The first thing I noticed was this arc. While the occurrence of “peace” is pretty random, with a generally upward trend, the use of the word “war” has a pronounced hump. It looks like “war” is going out of vogue. Perhaps the administration thinks they should focus less on the war, since the American public seems tired of it.
There’s a clear predominance of “terror” in general over “Al Qaeda” in particular (note that the use of “Osama” or “Laden” does not add much to this either). It’s interesting to see how “terror” was popular for some time before both “Iraq” and “Al Qaeda” gained strength. This mirrors the slow spin-up to the war with Iraq after September 11. And again you can see that “Iraq” is slowly disappearing from the scene.
But “Iraq” is still quite dominant over other countries. As it should be. On this chart you can see the increase in mentions of “Iraq” and “Afghanistan” that coincide with our wars in those countries. The scary bit is the slow increase in the use of “Iran”. Looks like the “Korea” bump didn’t quite rise to the level of war; how much further up does “Iran” have to go?

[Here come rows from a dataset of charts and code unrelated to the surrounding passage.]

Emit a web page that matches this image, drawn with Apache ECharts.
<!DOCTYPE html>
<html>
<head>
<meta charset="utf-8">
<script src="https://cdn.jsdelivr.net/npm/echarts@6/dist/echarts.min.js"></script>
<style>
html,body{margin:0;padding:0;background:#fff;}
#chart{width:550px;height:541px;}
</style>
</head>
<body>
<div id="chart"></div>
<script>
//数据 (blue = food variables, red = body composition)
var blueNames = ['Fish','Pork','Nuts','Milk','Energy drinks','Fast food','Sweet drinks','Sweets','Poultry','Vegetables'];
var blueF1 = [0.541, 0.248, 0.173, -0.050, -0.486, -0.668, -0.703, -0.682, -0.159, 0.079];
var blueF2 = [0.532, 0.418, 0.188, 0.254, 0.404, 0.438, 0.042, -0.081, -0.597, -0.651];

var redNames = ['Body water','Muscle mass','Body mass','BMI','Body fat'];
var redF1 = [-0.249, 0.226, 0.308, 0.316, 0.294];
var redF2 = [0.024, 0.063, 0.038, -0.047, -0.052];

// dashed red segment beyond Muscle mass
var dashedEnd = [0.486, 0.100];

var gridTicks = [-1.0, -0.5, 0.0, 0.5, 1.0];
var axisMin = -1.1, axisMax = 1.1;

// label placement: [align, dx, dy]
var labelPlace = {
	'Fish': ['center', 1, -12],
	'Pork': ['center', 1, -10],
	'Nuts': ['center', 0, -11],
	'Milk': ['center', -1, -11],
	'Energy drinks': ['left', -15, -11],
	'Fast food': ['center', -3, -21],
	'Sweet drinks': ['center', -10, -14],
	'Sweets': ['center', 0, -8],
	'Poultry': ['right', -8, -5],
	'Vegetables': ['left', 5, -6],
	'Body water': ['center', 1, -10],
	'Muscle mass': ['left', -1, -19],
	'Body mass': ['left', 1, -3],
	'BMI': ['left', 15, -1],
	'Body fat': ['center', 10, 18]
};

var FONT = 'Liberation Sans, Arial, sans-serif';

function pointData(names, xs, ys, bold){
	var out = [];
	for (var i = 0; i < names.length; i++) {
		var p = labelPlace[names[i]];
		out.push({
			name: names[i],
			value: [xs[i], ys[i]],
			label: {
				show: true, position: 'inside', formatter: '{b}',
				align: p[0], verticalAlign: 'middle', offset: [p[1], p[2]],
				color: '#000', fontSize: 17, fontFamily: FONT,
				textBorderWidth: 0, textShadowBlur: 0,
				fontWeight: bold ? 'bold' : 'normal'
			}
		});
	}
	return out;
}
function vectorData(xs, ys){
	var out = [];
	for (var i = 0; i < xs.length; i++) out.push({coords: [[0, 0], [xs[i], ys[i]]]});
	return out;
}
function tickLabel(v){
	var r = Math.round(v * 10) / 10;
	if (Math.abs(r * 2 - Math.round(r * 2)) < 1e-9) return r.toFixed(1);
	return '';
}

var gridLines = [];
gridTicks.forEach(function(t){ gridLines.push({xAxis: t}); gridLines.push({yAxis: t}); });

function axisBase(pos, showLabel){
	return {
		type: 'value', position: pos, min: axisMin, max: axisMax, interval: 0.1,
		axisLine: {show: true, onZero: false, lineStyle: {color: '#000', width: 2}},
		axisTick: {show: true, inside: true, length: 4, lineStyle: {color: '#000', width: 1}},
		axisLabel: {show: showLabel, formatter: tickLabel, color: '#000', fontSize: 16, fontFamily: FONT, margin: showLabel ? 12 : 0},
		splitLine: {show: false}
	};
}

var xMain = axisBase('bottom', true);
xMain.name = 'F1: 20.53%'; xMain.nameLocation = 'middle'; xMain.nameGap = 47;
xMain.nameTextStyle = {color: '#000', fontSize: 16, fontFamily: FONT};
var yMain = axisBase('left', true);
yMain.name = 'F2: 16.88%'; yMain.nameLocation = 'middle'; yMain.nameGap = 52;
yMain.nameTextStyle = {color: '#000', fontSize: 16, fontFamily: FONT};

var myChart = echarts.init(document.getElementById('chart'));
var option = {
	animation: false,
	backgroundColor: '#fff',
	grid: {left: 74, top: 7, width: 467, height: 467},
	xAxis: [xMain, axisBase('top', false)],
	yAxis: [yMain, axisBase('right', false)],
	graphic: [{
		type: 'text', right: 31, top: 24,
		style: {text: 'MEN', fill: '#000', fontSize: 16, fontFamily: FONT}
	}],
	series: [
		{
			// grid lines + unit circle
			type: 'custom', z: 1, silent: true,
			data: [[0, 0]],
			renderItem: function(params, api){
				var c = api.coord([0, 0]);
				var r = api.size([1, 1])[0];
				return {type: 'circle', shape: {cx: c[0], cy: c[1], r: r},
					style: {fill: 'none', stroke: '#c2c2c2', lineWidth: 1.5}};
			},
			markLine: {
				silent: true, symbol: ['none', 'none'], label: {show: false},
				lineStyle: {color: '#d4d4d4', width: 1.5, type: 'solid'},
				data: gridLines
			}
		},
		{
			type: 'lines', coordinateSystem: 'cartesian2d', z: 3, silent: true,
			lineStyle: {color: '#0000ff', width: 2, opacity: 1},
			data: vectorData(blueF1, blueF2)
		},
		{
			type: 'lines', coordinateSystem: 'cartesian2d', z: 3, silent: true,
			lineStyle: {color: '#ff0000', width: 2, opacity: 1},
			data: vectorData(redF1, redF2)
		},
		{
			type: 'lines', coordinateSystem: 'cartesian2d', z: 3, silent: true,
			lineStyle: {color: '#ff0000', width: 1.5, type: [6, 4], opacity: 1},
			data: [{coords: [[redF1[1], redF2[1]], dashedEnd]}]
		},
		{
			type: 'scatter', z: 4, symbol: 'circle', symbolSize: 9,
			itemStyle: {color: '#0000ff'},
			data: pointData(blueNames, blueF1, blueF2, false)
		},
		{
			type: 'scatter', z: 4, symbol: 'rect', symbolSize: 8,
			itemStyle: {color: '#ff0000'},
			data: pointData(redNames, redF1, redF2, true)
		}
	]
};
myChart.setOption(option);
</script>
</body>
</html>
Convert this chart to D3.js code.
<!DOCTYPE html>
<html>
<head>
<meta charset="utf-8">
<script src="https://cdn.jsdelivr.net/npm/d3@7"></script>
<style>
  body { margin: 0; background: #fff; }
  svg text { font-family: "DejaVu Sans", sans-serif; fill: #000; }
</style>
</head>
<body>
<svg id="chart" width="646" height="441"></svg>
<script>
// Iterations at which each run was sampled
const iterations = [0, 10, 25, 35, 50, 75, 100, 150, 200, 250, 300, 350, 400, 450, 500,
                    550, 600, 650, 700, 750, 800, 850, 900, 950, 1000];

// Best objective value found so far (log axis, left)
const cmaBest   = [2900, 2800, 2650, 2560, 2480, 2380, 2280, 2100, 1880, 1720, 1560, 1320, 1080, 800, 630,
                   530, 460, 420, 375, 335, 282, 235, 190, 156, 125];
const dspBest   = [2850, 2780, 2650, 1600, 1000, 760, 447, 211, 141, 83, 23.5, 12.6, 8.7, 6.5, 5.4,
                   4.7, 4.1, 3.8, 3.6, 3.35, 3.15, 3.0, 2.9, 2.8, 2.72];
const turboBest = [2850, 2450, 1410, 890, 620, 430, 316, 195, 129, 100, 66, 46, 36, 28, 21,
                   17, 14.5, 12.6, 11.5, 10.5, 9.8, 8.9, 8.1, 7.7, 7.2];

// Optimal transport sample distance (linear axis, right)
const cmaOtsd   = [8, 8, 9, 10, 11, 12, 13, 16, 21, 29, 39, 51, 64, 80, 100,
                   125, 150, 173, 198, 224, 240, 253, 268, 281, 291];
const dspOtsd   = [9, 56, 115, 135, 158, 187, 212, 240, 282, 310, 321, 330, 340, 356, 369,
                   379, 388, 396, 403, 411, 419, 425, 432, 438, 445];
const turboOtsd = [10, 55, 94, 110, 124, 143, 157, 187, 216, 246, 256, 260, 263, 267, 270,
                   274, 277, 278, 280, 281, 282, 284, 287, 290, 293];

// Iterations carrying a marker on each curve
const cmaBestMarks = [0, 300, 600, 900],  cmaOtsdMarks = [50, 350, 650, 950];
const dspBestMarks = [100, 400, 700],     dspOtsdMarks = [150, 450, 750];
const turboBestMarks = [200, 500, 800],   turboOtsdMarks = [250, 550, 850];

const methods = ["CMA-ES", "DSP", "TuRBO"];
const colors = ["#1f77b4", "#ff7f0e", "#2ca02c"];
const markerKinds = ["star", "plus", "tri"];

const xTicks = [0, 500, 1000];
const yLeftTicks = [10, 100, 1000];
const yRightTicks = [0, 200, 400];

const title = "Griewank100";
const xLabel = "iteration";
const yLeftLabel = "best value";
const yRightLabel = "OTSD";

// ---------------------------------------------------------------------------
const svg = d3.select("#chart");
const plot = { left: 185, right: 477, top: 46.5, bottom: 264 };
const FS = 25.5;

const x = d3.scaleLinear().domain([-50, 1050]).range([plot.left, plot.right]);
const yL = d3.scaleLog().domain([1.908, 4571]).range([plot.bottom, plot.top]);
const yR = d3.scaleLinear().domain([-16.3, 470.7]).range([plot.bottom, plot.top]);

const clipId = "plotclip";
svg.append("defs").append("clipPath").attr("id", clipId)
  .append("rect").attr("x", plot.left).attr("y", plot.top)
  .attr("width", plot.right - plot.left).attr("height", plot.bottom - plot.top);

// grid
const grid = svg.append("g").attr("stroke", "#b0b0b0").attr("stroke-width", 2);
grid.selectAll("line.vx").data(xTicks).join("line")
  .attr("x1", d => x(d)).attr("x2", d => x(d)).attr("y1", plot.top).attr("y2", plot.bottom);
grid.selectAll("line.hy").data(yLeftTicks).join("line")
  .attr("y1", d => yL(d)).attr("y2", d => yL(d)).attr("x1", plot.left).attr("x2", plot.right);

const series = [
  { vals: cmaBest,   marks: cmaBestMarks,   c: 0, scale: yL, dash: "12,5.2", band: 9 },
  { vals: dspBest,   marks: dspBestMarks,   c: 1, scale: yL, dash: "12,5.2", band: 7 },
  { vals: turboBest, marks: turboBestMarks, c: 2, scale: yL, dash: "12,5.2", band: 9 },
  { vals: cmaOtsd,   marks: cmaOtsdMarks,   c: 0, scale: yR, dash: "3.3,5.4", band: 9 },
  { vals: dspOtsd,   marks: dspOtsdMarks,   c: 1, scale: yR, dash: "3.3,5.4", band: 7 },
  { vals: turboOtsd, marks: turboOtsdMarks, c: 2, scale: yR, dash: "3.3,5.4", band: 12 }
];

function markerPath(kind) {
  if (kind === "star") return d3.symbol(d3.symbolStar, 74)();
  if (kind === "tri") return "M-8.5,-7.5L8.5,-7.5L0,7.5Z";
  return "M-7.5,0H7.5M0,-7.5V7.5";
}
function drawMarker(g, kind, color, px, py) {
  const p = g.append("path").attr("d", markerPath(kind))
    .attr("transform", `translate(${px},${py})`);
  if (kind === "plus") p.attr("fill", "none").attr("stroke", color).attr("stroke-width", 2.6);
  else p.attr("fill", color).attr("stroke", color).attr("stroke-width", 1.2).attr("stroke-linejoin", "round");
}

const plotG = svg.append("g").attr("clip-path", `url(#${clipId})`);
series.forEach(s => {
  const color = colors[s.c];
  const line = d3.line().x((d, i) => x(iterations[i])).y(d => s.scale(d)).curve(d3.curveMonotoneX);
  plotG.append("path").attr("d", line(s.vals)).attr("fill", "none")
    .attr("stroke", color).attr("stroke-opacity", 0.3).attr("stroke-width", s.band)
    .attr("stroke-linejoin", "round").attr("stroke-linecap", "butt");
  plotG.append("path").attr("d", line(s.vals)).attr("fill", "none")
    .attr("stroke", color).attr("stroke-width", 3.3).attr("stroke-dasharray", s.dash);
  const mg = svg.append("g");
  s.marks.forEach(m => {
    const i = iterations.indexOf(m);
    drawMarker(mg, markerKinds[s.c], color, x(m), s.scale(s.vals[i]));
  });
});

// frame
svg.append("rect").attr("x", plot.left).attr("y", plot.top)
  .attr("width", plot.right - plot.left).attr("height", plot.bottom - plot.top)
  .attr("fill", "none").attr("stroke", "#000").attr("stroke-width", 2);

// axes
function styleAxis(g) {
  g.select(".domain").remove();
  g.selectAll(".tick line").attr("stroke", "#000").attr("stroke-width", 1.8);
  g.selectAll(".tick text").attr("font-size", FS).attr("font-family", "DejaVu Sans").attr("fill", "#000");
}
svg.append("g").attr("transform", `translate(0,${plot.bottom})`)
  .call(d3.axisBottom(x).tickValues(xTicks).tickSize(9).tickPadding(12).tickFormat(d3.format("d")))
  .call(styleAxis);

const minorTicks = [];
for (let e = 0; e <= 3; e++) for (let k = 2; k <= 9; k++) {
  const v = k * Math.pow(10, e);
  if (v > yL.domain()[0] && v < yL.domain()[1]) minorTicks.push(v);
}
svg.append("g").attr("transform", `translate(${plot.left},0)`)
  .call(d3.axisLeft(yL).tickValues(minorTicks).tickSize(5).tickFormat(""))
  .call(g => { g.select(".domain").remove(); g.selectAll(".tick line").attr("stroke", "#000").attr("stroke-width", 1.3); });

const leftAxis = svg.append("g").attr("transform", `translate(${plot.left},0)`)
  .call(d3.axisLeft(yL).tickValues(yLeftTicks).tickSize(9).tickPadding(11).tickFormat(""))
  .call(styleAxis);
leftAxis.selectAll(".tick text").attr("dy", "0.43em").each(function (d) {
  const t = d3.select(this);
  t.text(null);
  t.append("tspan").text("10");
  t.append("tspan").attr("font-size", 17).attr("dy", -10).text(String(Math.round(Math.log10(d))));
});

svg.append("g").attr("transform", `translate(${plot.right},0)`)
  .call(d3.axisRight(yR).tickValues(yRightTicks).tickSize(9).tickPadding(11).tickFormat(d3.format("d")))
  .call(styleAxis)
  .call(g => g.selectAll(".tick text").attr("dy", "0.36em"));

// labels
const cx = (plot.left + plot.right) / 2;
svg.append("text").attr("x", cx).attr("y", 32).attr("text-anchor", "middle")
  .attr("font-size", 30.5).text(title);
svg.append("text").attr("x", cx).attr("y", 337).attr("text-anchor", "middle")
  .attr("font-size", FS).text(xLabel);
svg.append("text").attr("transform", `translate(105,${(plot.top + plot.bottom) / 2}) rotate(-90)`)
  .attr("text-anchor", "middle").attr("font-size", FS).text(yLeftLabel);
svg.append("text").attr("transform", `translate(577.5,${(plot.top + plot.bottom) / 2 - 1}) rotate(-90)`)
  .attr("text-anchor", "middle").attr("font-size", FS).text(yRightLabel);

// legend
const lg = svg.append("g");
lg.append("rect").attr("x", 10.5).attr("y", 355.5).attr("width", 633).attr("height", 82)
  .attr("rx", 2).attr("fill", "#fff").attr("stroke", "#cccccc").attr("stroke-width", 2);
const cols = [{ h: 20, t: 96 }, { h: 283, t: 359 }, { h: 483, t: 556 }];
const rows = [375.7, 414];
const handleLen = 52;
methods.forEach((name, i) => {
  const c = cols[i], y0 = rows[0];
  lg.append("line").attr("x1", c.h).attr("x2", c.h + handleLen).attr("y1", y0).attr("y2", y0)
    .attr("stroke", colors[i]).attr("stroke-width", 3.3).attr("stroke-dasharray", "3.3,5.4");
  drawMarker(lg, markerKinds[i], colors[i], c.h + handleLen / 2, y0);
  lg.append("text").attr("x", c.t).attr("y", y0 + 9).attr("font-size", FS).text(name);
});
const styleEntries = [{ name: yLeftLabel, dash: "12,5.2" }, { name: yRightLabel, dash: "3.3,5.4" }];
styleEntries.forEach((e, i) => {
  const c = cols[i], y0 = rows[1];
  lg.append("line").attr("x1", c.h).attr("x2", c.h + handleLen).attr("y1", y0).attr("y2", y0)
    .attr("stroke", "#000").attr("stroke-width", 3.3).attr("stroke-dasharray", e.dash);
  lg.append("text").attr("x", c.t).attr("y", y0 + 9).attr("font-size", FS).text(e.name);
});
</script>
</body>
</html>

Lastly, just a comment on Bush’s speech style. What you can see on this chart is a gradual decline in the use of the word “I”, and an increase in the use of “we”, “our”, and “us”. I think this mirrors Bush’s attitude. When he first got into office, he was The Man, and he was going to take care of things. “I” this, “I” that, etc. As he has matured in his presidency his rhetoric has improved, and he increasingly uses these more encompassing terms. This is an improvement for sure; the question is, is it just an improvement in rhetoric, or an improvement in attitude? I hope the latter. But it’s at least nice to see his speeches improving. 🙂
These are just a few thoughts. Nothing earth-shaking, or ground-breaking. Just interesting. Perhaps you would interpret the data differently than I. What do you think?
I think for the most part it looks like the talk of war is coming to a close. That doesn’t nessicarily mean the end of the war, but at least it shows a reaction to the public’s dissaproval of his war efforts.
All in all I hope that his actions inspire future Presidents to make changes for the better.
Neato. For a sanity check, do the same analysis with vowel usage. I wonder if the letter “e” is a good indicator of the direction of federal deficit.
This is really great stuff. I’m diggin’ it.
I think your analysis is about accurate. What I would find interesting (but painful if not automated) is to do this for all words, then exclude all non-meaningful words (and, is, etc.) then plot them out and find out which word occurances are statistically significant changes (like if the president mentioned cookie monster and never had before) then start extrapolating data from that. You could probably find a ton of cool patterns.